ROME/PARIS – Italy’s new government has announced far-reaching reforms in response to a European debt crisis that on Thursday pushed borrowing costs for France and Spain sharply higher, and brought tens of thousands of Greeks onto the streets of Athens.
Italy’s new technocrat prime minister, Mario Monti, unveiled sweeping reforms to dig the country out of crisis and said Italians were confronting a “serious emergency”.
Monti, who enjoys 75 percent support according to opinion polls, comfortably won a vote of confidence in his new government in the Senate on Thursday, by 281 votes to 25.
He faces another confidence vote in the Chamber of Deputies, the lower house, on Friday, which he also expected to win comfortably.
“Only if we can avoid being seen as the weak link of Europe can we contribute to European reforms,” said Monti, who was sworn in on Wednesday as head of a government of experts after a rushed transition from the discredited Silvio Berlusconi.
In Athens, at least 50,000 Greeks joined a protest rally presenting the first public test for a new national unity government, also headed by an unelected figure, that must impose spending cuts and tax rises if Greece is to escape bankruptcy.
Police fired teargas at black-clad youths as protest marchers beat drums, waved red flags and shouted: “EU, IMF out!”
The Spanish government was forced to pay the highest borrowing costs since 1997 at a sale of 10-year bonds, with yields a steep 1.5 points above the average paid at similar tenders this year.

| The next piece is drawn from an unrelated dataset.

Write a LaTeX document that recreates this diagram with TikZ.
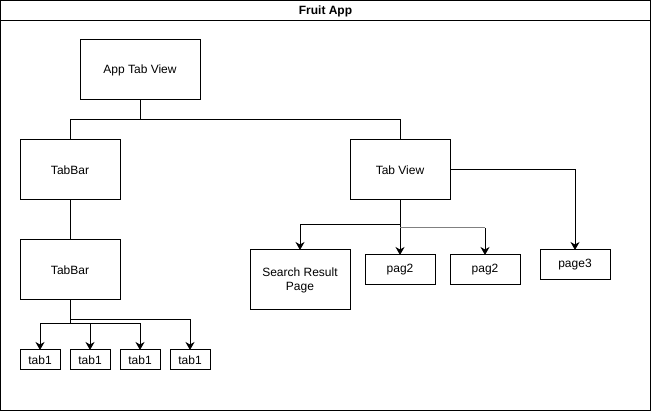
\documentclass[tikz,border=0pt]{standalone}
\usepackage{fontspec}
\setmainfont{Liberation Sans}
\usetikzlibrary{arrows.meta}
\begin{document}
\begin{tikzpicture}[x=1pt,y=-1pt,
  box/.style={draw,line width=1pt,inner sep=0pt,outer sep=0pt,font=\fontsize{12}{14}\selectfont,align=center},
  link/.style={line width=1pt},
  arr/.style={line width=1pt,-{Stealth[length=8pt,width=9pt,inset=2.5pt]}}]
\useasboundingbox (0,0) rectangle (651,411);
% container
\draw[line width=1pt] (0.5,0.5) rectangle (650.5,410.5);
\draw[line width=1pt] (0.5,20.5) -- (650.5,20.5);
\node[font=\bfseries\fontsize{12}{14}\selectfont] (title) at (325.5,11) {Fruit App};
% nodes
\node[box,minimum width=120pt,minimum height=60pt] (app) at (140,70) {App Tab View};
\node[box,minimum width=100pt,minimum height=60pt] (tb1) at (70,170) {TabBar};
\node[box,minimum width=100pt,minimum height=60pt] (tv) at (400,170) {Tab View};
\node[box,minimum width=100pt,minimum height=60pt] (tb2) at (70,270) {TabBar};
\node[box,minimum width=40pt,minimum height=20pt] (t1) at (40,360) {tab1};
\node[box,minimum width=40pt,minimum height=20pt] (t2) at (90,360) {tab1};
\node[box,minimum width=40pt,minimum height=20pt] (t3) at (140,360) {tab1};
\node[box,minimum width=40pt,minimum height=20pt] (t4) at (190,360) {tab1};
\node[box,minimum width=100pt,minimum height=60pt] (srp) at (300,280) {Search Result\\Page};
\node[box,minimum width=70pt,minimum height=30pt] (p2a) at (400,270) {pag2};
\node[box,minimum width=70pt,minimum height=30pt] (p2b) at (485,270) {pag2};
\node[box,minimum width=70pt,minimum height=30pt] (p3) at (575,265) {page3};
% connectors
\draw[link] (app.south) -- ++(0,20) -| (tb1.north);
\draw[link] (app.south) -- ++(0,20) -| (tv.north);
\draw[link] (tb1.south) -- (tb2.north);
\draw[arr] (tb2.south) -- ++(0,24) -| (t1.north);
\draw[arr] (tb2.south) -- ++(0,24) -| (t2.north);
\draw[arr] (tb2.south) -- ++(0,24) -| (t3.north);
\draw[arr] (tb2.south) -- ++(0,20) -| (t4.north);
\draw[arr] (tv.south) -- ++(0,25) -| (srp.north);
\draw[arr] (tv.south) -- (p2a.north);
\draw[link,draw=gray] (tv.south) ++(0,28) -- ++(85,0);
\draw[arr] (tv.south) ++(85,28) -- (p2b.north);
\draw[arr] (tv.east) -| (p3.north);
\end{tikzpicture}
\end{document}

The euro fell in response. France fared a little better, but again had to pay markedly more to shift nearly 7 billion euros of government paper. Fears that the euro zone’s second largest economy is getting sucked into the debt maelstrom have taken the two-year-old crisis to a new level this week.
Asian shares fell for a fourth day in a row and the dollar firmed on Friday as Europe’s funding difficulties intensified.
In a sign global funding strains may spread to Asia, benchmark three-month euroyen interest rates futures fell to an eight-month low on concerns that tightness in dollar money markets may prompt non-Japanese banks to raise yen at a higher rate.
“The euro zone has got to deliver something which is going to calm markets down, and at the moment markets feel like they are being given no comfort whatsoever,” Marc Ostwald, strategist at Monument Securities, said.
In Rome, Monti outlined a raft of policies including pension and labour market reform, a crackdown on tax evasion and changes to the tax system in his maiden speech to parliament. He later spoke to French President Nicolas Sarkozy and German Chancellor Angela Merkel, who all agreed on the need to accelerate reforms, the three leaders said in a joint statement.
With Italy’s borrowing costs now at unsustainable levels, Monti will have to work fast to calm financial markets, given that Italy needs to refinance some 200 billion euros ($273 billion) of bonds by the end of April. Ireland, which has been bailed out and gained plaudits for its austerity drive, will also have to do more. Dublin will increase its top rate of sales tax by 2 percentage points in next month’s budget, documents obtained by Reuters showed.
ECB in Spotlight
But no amount of austerity in Greece, Italy, Spain, Ireland and France is likely to convince the markets without some dramatic action in the shorter term, probably involving the European Central Bank.
Many analysts believe the only way to stem the contagion for now is for the ECB to buy up large quantities of bonds, effectively the sort of ‘quantitative easing’ undertaken by the U.S. and British central banks.
France and Germany have argued over whether the ECB should intervene more forcefully to halt the euro zone’s debt crisis after modest bond purchases failed to calm markets.